---------- Material supplied ----------

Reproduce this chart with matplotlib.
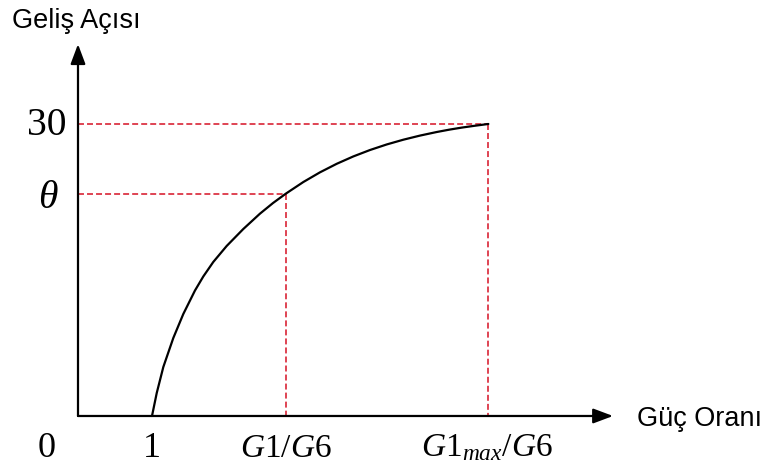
import matplotlib
matplotlib.use("Agg")
import matplotlib.pyplot as plt

plt.rcParams['mathtext.fontset'] = 'custom'
plt.rcParams['mathtext.rm'] = 'Liberation Serif'
plt.rcParams['mathtext.it'] = 'Liberation Serif:italic'
plt.rcParams['font.family'] = ['Liberation Sans', 'DejaVu Sans']

# power ratio vs. incidence angle curve
power_ratio = [1.0, 1.064, 1.153, 1.288, 1.423, 1.581, 1.693, 1.828, 2.009,
               2.234, 2.459, 2.635, 2.81, 3.045, 3.270, 3.496, 3.720, 3.946,
               4.172, 4.396, 4.622, 4.847, 5.018, 5.189, 5.365, 5.545]
angle = [0.0, 2.363, 5.034, 8.014, 10.479, 12.894, 14.332, 15.822, 17.466,
         19.212, 20.787, 21.878, 22.85, 24.037, 25.033, 25.909, 26.665, 27.326,
         27.897, 28.384, 28.808, 29.174, 29.418, 29.632, 29.821, 30.0]

# marked operating point and maximum
g_ratio, theta = 2.81, 22.85
g_max_ratio, angle_max = 5.545, 30.0

x_tick_labels = ['0', '1', '$G1/G6$', '$G1_{max}/G6$']
label_x = [-0.419, 1.0, 2.81, 5.52]

red = '#dc3545'

fig = plt.figure(figsize=(7.68, 4.64), dpi=100)
ax = fig.add_axes([0, 0, 1, 1])
ax.set_xlim(-1.054, 9.324)
ax.set_ylim(-4.83, 42.84)
ax.axis('off')

# axes with arrow heads
arrow = dict(arrowstyle='-|>,head_length=1.2,head_width=0.45', lw=1.6,
             color='black', shrinkA=0, shrinkB=0, mutation_scale=10)
ax.annotate('', xy=(7.23, 0), xytext=(0, 0), arrowprops=arrow)
ax.annotate('', xy=(0, 38.2), xytext=(0, 0), arrowprops=arrow)

# guide lines
dash = (0, (3.3, 1.7))
guide = dict(color=red, lw=1.3, ls=dash)
ax.plot([0, g_max_ratio], [angle_max, angle_max], **guide)
ax.plot([g_max_ratio, g_max_ratio], [angle_max, 0], **guide)
ax.plot([0, g_ratio], [theta, theta], **guide)
ax.plot([g_ratio, g_ratio], [theta, 0], **guide)

ax.plot(power_ratio, angle, color='black', lw=1.6,
        solid_capstyle='round', solid_joinstyle='round')

# tick labels
for x, s in zip(label_x[:2], x_tick_labels[:2]):
    ax.text(x, -4.08, s, fontsize=26, ha='center', va='baseline',
            family='Liberation Serif')
for x, s in zip(label_x[2:], x_tick_labels[2:]):
    ax.text(x, -4.08, s, fontsize=24, ha='center', va='baseline')
ax.text(-0.149, 28.97, '30', fontsize=28.5, ha='right', va='baseline',
        family='Liberation Serif')
ax.text(-0.405, 21.47, r'$\theta$', fontsize=28.5, ha='center', va='baseline')

# axis titles
ax.text(-0.892, 39.93, 'Geliş Açısı', fontsize=19.5, ha='left', va='baseline')
ax.text(7.55, -0.925, 'Güç Oranı', fontsize=19.5, ha='left', va='baseline')

fig.savefig('out.png', dpi=100)
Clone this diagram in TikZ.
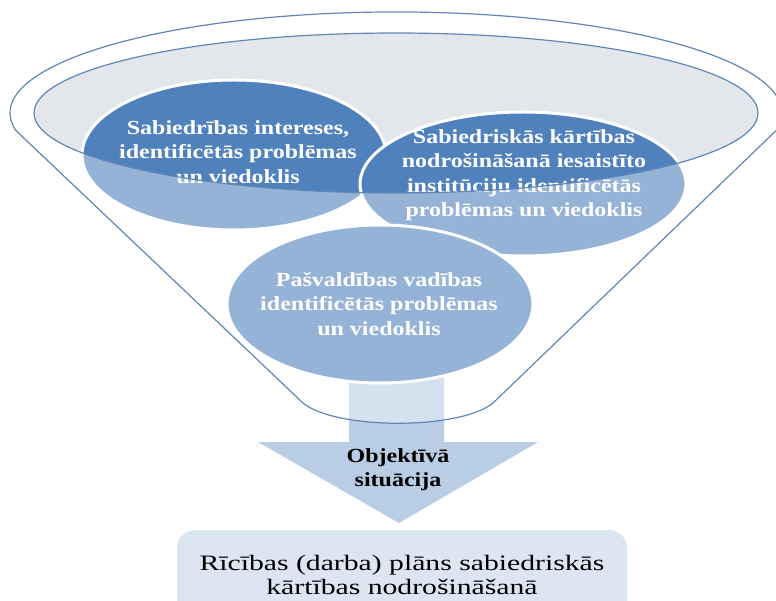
\documentclass[tikz,border=0pt]{standalone}
\usepackage{fontspec}
\setmainfont{Liberation Serif}
\newfontfamily\widefont[FakeStretch=1.2]{Liberation Serif}
\newfontfamily\planfont[FakeStretch=1.35]{Liberation Serif}
\usetikzlibrary{shapes.geometric}
\definecolor{darkblue}{RGB}{79,129,189}
\definecolor{rimblue}{RGB}{96,134,182}
\definecolor{mouthgray}{RGB}{227,231,236}
\definecolor{arrowblue}{RGB}{185,205,229}
\definecolor{planblue}{RGB}{220,230,242}
\tikzstyle{bubble}=[ellipse,draw=white,line width=3pt,fill=darkblue,inner sep=0pt]
\tikzstyle{bubbletext}=[text=white,align=center,font=\widefont\bfseries\fontsize{20}{24.5}\selectfont]
\tikzstyle{plan}=[rounded corners=18pt,fill=planblue,minimum width=450pt,minimum height=90pt,align=center,font=\planfont\fontsize{22}{24}\selectfont]

\begin{document}
\begin{tikzpicture}[x=1pt,y=1pt]
\useasboundingbox (0,0) rectangle (776,600);
% opening of the funnel
\fill[mouthgray] (396,487) ellipse [x radius=362,y radius=80];
% arrow out of the funnel
\fill[arrowblue] (349,230) -- (444,230) -- (444,158) -- (538,158) -- (399,77)
  -- (258,158) -- (349,158) -- cycle;
% the three views
\node (society) at (234,445) [bubble,minimum width=304,minimum height=150] {};
\node at (238,448) [bubbletext] {Sabiedrības intereses,\\identificētās problēmas\\un viedoklis};
\node (order) at (523,416) [bubble,minimum width=326,minimum height=144] {};
\node at (524,425) [bubbletext] {Sabiedriskās kārtības\\nodrošināšanā iesaistīto\\institūciju identificētās\\problēmas un viedoklis};
\node (council) at (380,296) [bubble,minimum width=306,minimum height=158] {};
\node at (379,296) [bubbletext] {Pašvaldības vadības\\identificētās problēmas\\un viedoklis};
% funnel body
\path[draw=rimblue,line width=1.2pt,fill=white,fill opacity=0.4,even odd rule]
  (15.9,469.5) arc [start angle=190,end angle=-10,x radius=386,y radius=101]
  -- (493,197) .. controls (460,170) and (336,170) .. (303,197) -- cycle
  (396,487) ellipse [x radius=362,y radius=80];
\node (situation) at (398,130) [align=center,font=\widefont\bfseries\fontsize{20}{24}\selectfont] {Objektīvā\\situācija};
\node (result) at (402,25) [plan] {Rīcības (darba) plāns sabiedriskās\\kārtības nodrošināšanā};
\end{tikzpicture}
\end{document}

----------

_Written exercise_. Return only the lines from the start of the data through the line that contains "import matplotlib.pyplot as plt", please, copying them exactly and omitting all pictures.

_The output_.
Reproduce this chart with matplotlib.
import matplotlib
matplotlib.use("Agg")
import matplotlib.pyplot as plt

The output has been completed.